Born on February 6, 1911, Reagan was a preservationist of the principles and vision of the Founders, opposed to the “Progressive” revolt against the founding principles of American freedom and prosperity that gained so much steam during the past century. Reagan restored those founding principles, and the freedom and prosperity they engendered, just when they were slipping away.

We have forgotten today what Reagan faced, what he overcame, and what he achieved. Reagan transformed double-digit inflation, double-digit unemployment, double-digit interest rates, with subpar growth about half the long-term U.S. average, declining real wages and incomes, and soaring poverty, to a 25-year boom restoring the long-term U.S. growth trend line, and ultimately full employment, while slaying an historic inflation that remains tamed to this day, with rising real wages and incomes, and persistently declining poverty.

The Reagan recovery grew into a 25-year economic boom, from 1982 to 2007, what Art Laffer and Steve Moore rightly called in their book, The End of Prosperity, “the greatest period of wealth creation in the history of the planet…. [M]ore wealth was created in America in the twenty-five year boom than in the previous two hundred years.” The economic growth during the first seven years of the boom alone was equivalent to adding the entire economy of West Germany, the third largest in the world at the time, to the U.S. economy. During the boom’s last seven years, the growth was the equivalent of adding the entire economy of China to the U.S. economy.

As George Washington University economist Henry R. Nau recently explained in the Wall Street Journal, by 2007 the entire 25 year economic boom had created 50 million new jobs, and restored the long term U.S. economic growth rate to 3.3%, twice the rate of the 1970s. As Nau elaborated:

[T]he U.S. grew by more than 3% per year [in real terms] from 1980 to 2007, and created more than 50 million new jobs, massively expanding a middle class of working women, African-Americans and legal as well as illegal immigrants. Per capita income increased by 65%, and household income went up substantially in all income categories. (emphasis added).

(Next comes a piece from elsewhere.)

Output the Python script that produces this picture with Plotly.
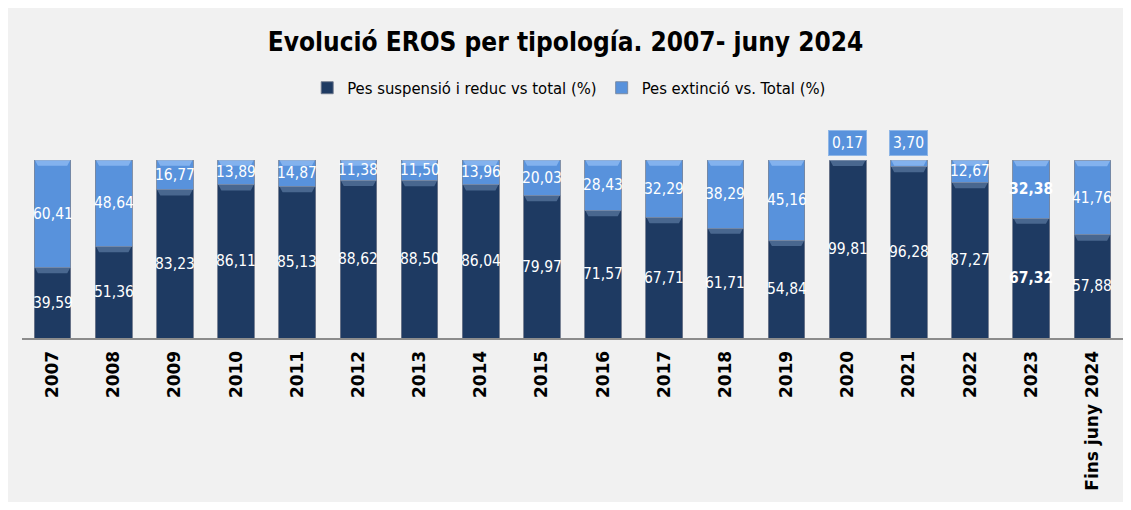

He added, “In the past three decades [1980 to 2007], the percentage of households making more than $105,000 in inflation adjusted dollars doubled to 24% from 11%.”

The magnitude of the turnaround and these results are what make it the greatest economic boom in world history, and a heroic achievement deserving of much greater recognition and award for the major policymakers who led its creation.

That should be enough for any one President. But Reagan also won the Cold War without firing a shot, in Margaret Thatcher’s famous phrase, with the Soviet Union actually breaking up and disintegrating.

By their fruits, ye shall know them, the Bible wisely tells us. Barack Obama, by contrast, following exactly the opposite of everything Reagan did, has forced America to suffer the worst recovery from a recession since the Great Depression. And doing the same in foreign policy and national defense, Obama seems on track to reopen the Cold War as well, this time with America losing, and a lot more than shots fired.